### Task instructions
Pictures stay out. Extract the lines below from the first one through the line with "1.466, 1.702, 1.959]", both included.

### Source data
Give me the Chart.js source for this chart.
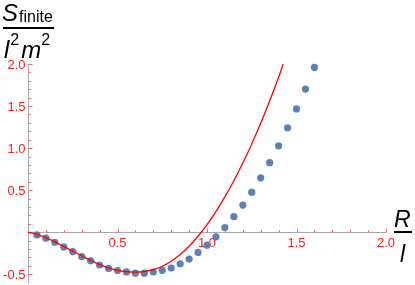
<!DOCTYPE html>
<html>
<head>
<meta charset="utf-8">
<script src="https://cdn.jsdelivr.net/npm/chart.js@4"></script>
<style>
  html, body { margin: 0; padding: 0; background: #fff; }
  .chart { position: relative; width: 415px; height: 285px; }
</style>
</head>
<body>
<div class="chart"><canvas id="chart"></canvas></div>
<script>
// blue points (numerical result)
const dotX = [0.05, 0.10, 0.15, 0.20, 0.25, 0.30, 0.35, 0.40, 0.45, 0.50, 0.55, 0.60, 0.65, 0.70, 0.75, 0.80,
  0.85, 0.90, 0.95, 1.00, 1.05, 1.10, 1.15, 1.20, 1.25, 1.30, 1.35, 1.40, 1.45, 1.50, 1.55, 1.60]
const dotY = [-0.032, -0.071, -0.12, -0.175, -0.23, -0.29, -0.34, -0.39, -0.43, -0.455, -0.472, -0.487, -0.487, -0.473, -0.453, -0.426,
  -0.375, -0.319, -0.24, -0.154, -0.055, 0.055, 0.185, 0.323, 0.476, 0.647, 0.827, 1.028, 1.241, 1.466, 1.702, 1.959]

// red curve (approximation)
const curveX = [0, 0.05, 0.1, 0.15, 0.2, 0.25, 0.3, 0.35, 0.4, 0.45, 0.5, 0.55, 0.6, 0.65, 0.7, 0.75, 0.8,
  0.85, 0.9, 0.95, 1.0, 1.05, 1.1, 1.15, 1.2, 1.25, 1.3, 1.35, 1.4, 1.425]
const curveY = [0, -0.025, -0.065, -0.115, -0.17, -0.225, -0.28, -0.335, -0.385, -0.425, -0.455, -0.47, -0.475, -0.467, -0.445, -0.405, -0.345,
  -0.265, -0.166, -0.048, 0.09, 0.246, 0.42, 0.612, 0.822, 1.05, 1.296, 1.56, 1.842, 2.0]

const xTicks = [0.5, 1.0, 1.5, 2.0]
const xTickLabels = ['0.5', '1.0', '1.5', '2.0']
const yTicks = [-0.5, 0.5, 1.0, 1.5, 2.0]
const yTickLabels = ['-0.5', '0.5', '1.0', '1.5', '2.0']

const FONT = '"Liberation Sans", Arial, sans-serif'
const TICK_RED = '#ff1a1a'

function drawRuns(ctx, x, y, runs) {
  runs.forEach(function (r) {
    ctx.font = r.font
    ctx.fillText(r.t, x, y + (r.dy || 0))
    x += ctx.measureText(r.t).width + (r.gap || 0)
  })
}

// axes through the origin, Mathematica style
const originAxes = {
  id: 'originAxes',
  beforeDatasetsDraw(chart) {
    const ctx = chart.ctx
    const x = chart.scales.x
    const y = chart.scales.y
    const x0 = Math.round(x.getPixelForValue(0)) + 0.5
    const y0 = Math.round(y.getPixelForValue(0)) + 0.5
    ctx.save()
    ctx.lineWidth = 1
    ctx.strokeStyle = '#a8a8a8'
    ctx.beginPath()
    ctx.moveTo(x0, y0)
    ctx.lineTo(x.getPixelForValue(2.0), y0)
    ctx.moveTo(x0, y.getPixelForValue(2.0))
    ctx.lineTo(x0, chart.chartArea.bottom + 2)
    ctx.stroke()

    ctx.strokeStyle = 'rgba(215, 110, 110, 0.9)'
    ctx.beginPath()
    for (let i = 1; i <= 20; i++) {
      const px = Math.round(x.getPixelForValue(i / 10)) + 0.5
      const len = i % 5 === 0 ? 4 : 2.5
      ctx.moveTo(px, y0)
      ctx.lineTo(px, y0 - len)
    }
    for (let i = -5; i <= 20; i++) {
      if (i === 0) continue
      const py = Math.round(y.getPixelForValue(i / 10)) + 0.5
      const len = i % 5 === 0 ? 4 : 2.5
      ctx.moveTo(x0, py)
      ctx.lineTo(x0 + len, py)
    }
    ctx.stroke()

    ctx.fillStyle = TICK_RED
    ctx.font = '13px ' + FONT
    ctx.textAlign = 'center'
    ctx.textBaseline = 'alphabetic'
    xTicks.forEach(function (v, i) {
      ctx.fillText(xTickLabels[i], x.getPixelForValue(v), y0 + 14)
    })
    ctx.textAlign = 'right'
    yTicks.forEach(function (v, i) {
      ctx.fillText(yTickLabels[i], x0 - 3, y.getPixelForValue(v) + 5)
    })
    ctx.restore()
  },
  afterDraw(chart) {
    const ctx = chart.ctx
    ctx.save()
    ctx.fillStyle = '#000'
    ctx.textAlign = 'left'
    ctx.textBaseline = 'alphabetic'
    // y axis label: S_finite / (l^2 m^2)
    drawRuns(ctx, 2, 21, [
      { t: 'S', font: 'italic 24px ' + FONT, gap: 1 },
      { t: 'finite', font: '16px ' + FONT, dy: 1 }
    ])
    ctx.fillRect(3, 27, 51, 2)
    drawRuns(ctx, 4, 58, [
      { t: 'l', font: 'italic 24px ' + FONT, gap: 1 },
      { t: '2', font: '16px ' + FONT, dy: -13, gap: 2 },
      { t: 'm', font: 'italic 24px ' + FONT },
      { t: '2', font: '16px ' + FONT, dy: -13 }
    ])
    // x axis label: R / l
    drawRuns(ctx, 394, 227, [{ t: 'R', font: 'italic 23px ' + FONT }])
    ctx.fillRect(394, 231, 18, 2)
    drawRuns(ctx, 400, 262, [{ t: 'l', font: 'italic 23px ' + FONT }])
    ctx.restore()
  }
}

new Chart(document.getElementById('chart'), {
  type: 'scatter',
  data: {
    datasets: [
      {
        type: 'line',
        data: curveX.map((v, i) => ({ x: v, y: curveY[i] })),
        borderColor: '#ff0000',
        borderWidth: 1.3,
        pointRadius: 0,
        cubicInterpolationMode: 'monotone',
        fill: false,
      },
      {
        data: dotX.map((v, i) => ({ x: v, y: dotY[i] })),
        backgroundColor: '#5e81b5',
        borderWidth: 0,
        pointRadius: 3.6,
        clip: false,
      },
    ],
  },
  options: {
    responsive: true,
    maintainAspectRatio: false,
    animation: false,
    layout: { padding: { left: 28, right: 29, top: 64, bottom: 3 } },
    scales: {
      x: { type: 'linear', min: 0, max: 2.0, display: false },
      y: { type: 'linear', min: -0.58, max: 2.0, display: false },
    },
    plugins: {
      legend: { display: false },
      tooltip: { enabled: false },
    },
  },
  plugins: [originAxes],
})
</script>
</body>
</html>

### Solution
Give me the Chart.js source for this chart.
<!DOCTYPE html>
<html>
<head>
<meta charset="utf-8">
<script src="https://cdn.jsdelivr.net/npm/chart.js@4"></script>
<style>
  html, body { margin: 0; padding: 0; background: #fff; }
  .chart { position: relative; width: 415px; height: 285px; }
</style>
</head>
<body>
<div class="chart"><canvas id="chart"></canvas></div>
<script>
// blue points (numerical result)
const dotX = [0.05, 0.10, 0.15, 0.20, 0.25, 0.30, 0.35, 0.40, 0.45, 0.50, 0.55, 0.60, 0.65, 0.70, 0.75, 0.80,
  0.85, 0.90, 0.95, 1.00, 1.05, 1.10, 1.15, 1.20, 1.25, 1.30, 1.35, 1.40, 1.45, 1.50, 1.55, 1.60]
const dotY = [-0.032, -0.071, -0.12, -0.175, -0.23, -0.29, -0.34, -0.39, -0.43, -0.455, -0.472, -0.487, -0.487, -0.473, -0.453, -0.426,
  -0.375, -0.319, -0.24, -0.154, -0.055, 0.055, 0.185, 0.323, 0.476, 0.647, 0.827, 1.028, 1.241, 1.466, 1.702, 1.959]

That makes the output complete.